Mar 17, 2015, 9:50 AM | Article By: Bakary Samateh

The state prosecutor yesterday cross-examined one Tamsir Onasis Konteh, a local businessman, and the first accused in the trial involving him and Lamin Waa Juwara, the former minister of lands and Hamidou Jallow, principal lands and valuation officer at the Ministry of Lands and Surveys, at the Banjul Magistrates’ Court before principal magistrate Dawda Jallow.

Under cross-examination by state counsel Abdourahman Bah, Mr Konteh told the court that the late MB Bojang, the former alkalo of Tanji, was a family brother as their two mothers share the same mother and father.

He knew one Cherno Bojang, who is his brother and their relationship is purely based on family ties, since their two parents share the same mother and father, adding that he got the land in Tanji as family inheritance.

Asked by the state counsel if he would be surprised to know that Cherno Bojang told the court that he did not see any transfer of land, when he was an alkalo of Tanji village, Konteh informed the court that he would be very surprised to hear that, because when he was testifying he was asked by the court whether he had land in Tanji, and he replied in the affirmative.

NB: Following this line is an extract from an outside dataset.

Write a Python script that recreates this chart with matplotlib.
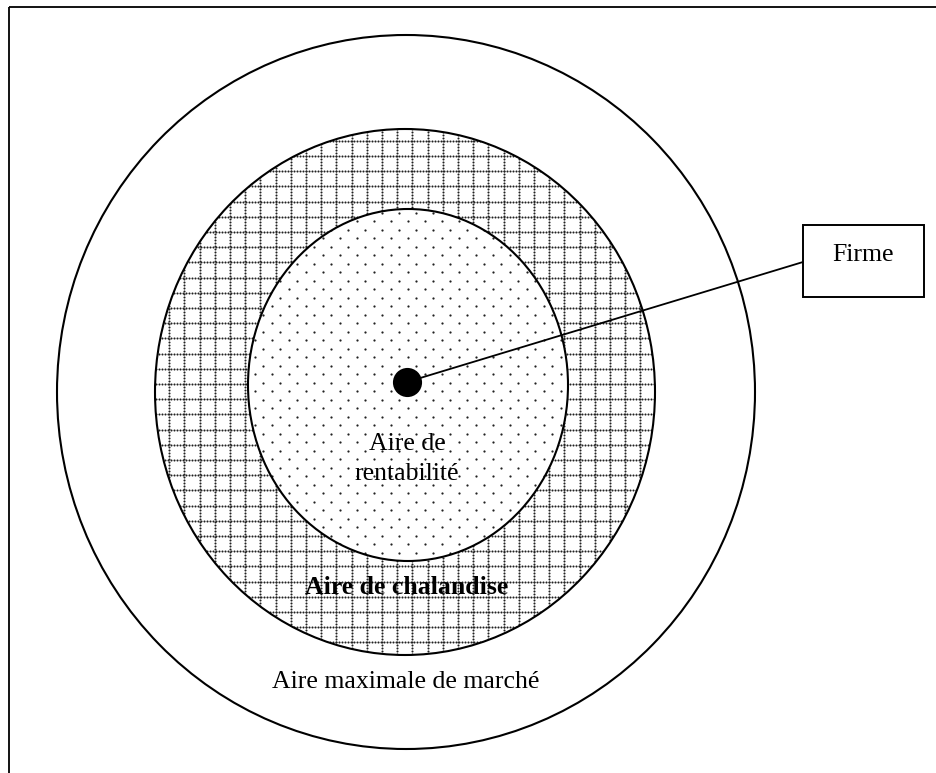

He said Cherno had seen his documents regarding the said plots of land in Tanji village, and had told the court that he had presented all the documents related to his land to the Ministry of Lands and Surveys, when he was applying for his compensation.

Further asked whether anybody had witnessed the transfer of the said land to his name, Mr Konteh said “yes”, citing the plots of land his mother gave him, his brother and the alkalo of Tanji.

He said when he gave him a car it was he (Konteh) and Mr Jammeh and his driver, but they did not sign the transfer documents to that effect.

“When I was requesting for my compensation, in the letter written to me by the ministry I included it and other relevant documents I submitted to the ministry, when I was claiming for compensation,” he said.

He said he had acquired those plots of land since 1992, and he applied for the compensation in 2000, noting that he had been paying his dues since he acquired the land.

“I have all proofs as all the documents were handed over to the local government authority,” he told the court.

Asked by the state counsel whether he would be surprised again that the Brikama Area Council authority had said, through searching in their records concerning the land he claimed to own, that they did not see any which indicated the name of Tamsir Onasis Konteh.

“I will be surprised, if Brikama Area Council said that they did not see my records. I have made it clear since in my evidence-in-chief that I have handed over to the department of lands,” Mr Konteh replied.

When it was further put to him that the reason why Brikama Area Council said they did not see any records about the payment of rates was because he did not even have land, he said he had been paying his rates since he acquired the plots of land in 1992.

The case was adjourned to 25 March 2015.